Morality on AI Education
I’ve run into a new problem recently when working on an AI-integrated learning application. The service works great, however there is a legitimate wrestle with the morality argument of using LLMs as a facade in front of human-created educational content.
If you want to learn something, there’s no shortage of great lectures, guides and curriculums available online — created by experienced educators and professionals who are well deserving of their students and mentees. Why not just use what’s already out there? Do we really gain anything by having an LLM regurgitate it in a different tone? It’s also somewhat criminal — LLMs use this same content as training data and runtime context to generate its outputs, every person that reads information from AI is one that isn’t reading it from the original author.

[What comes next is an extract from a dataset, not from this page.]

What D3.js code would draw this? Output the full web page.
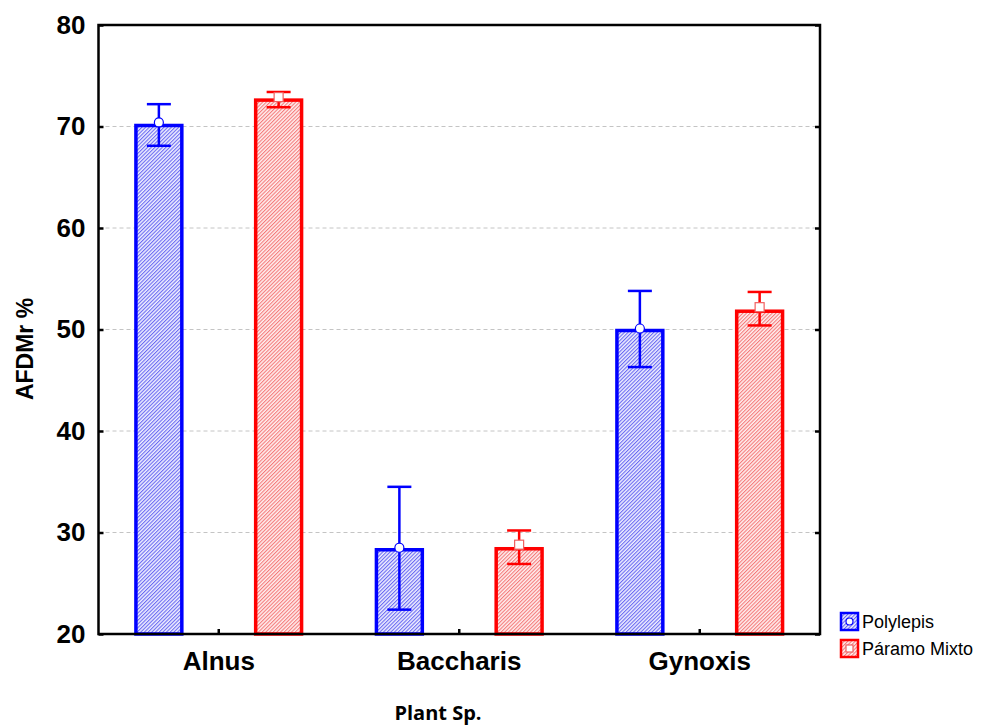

Objectively this isn’t fair at all. You’re funnelling traffic away from the original authors, diverting any sort of monetisation to the LLM providers via token-costs of content generation. While I am just morally bankrupt enough to use this sort of service for myself at an individual scale, I could never in my right mind promote usage of it from others.
So, is the idea dead?
It’s a bit of a shame — the medium is quite a nice learning experience. On-demand lesson generation tailored to your specific preferences is convienient as hell, and it’s a great replacement for doom-scrolling social media.
The stubborn arse in me wants to find a way to make it work, some equitable balance of compensation for involved parties.
How about educators/mentors get paid to act as providers of education resources to the AI service? It’d have to be via a transparent and fair contractual agreement to ensure mentors aren’t screwed out of their content and made obsolete via “training” their replacement AI mentors. There would need to be appropriate back-out and content ownership policies in place to make sure the service can’t use a mentors content without their active participation in an agreement.
The mentor/educator content platform isn’t new, so that has some proven legs. The LLM-layer as just another education tool could just be a nice new flair to the online / self-driven learning experience, an assistive layer to broaden effectiveness and reach to different learners.
Napkin math is needed before any further idea cooking, but for now I am enjoying the new learning format myself.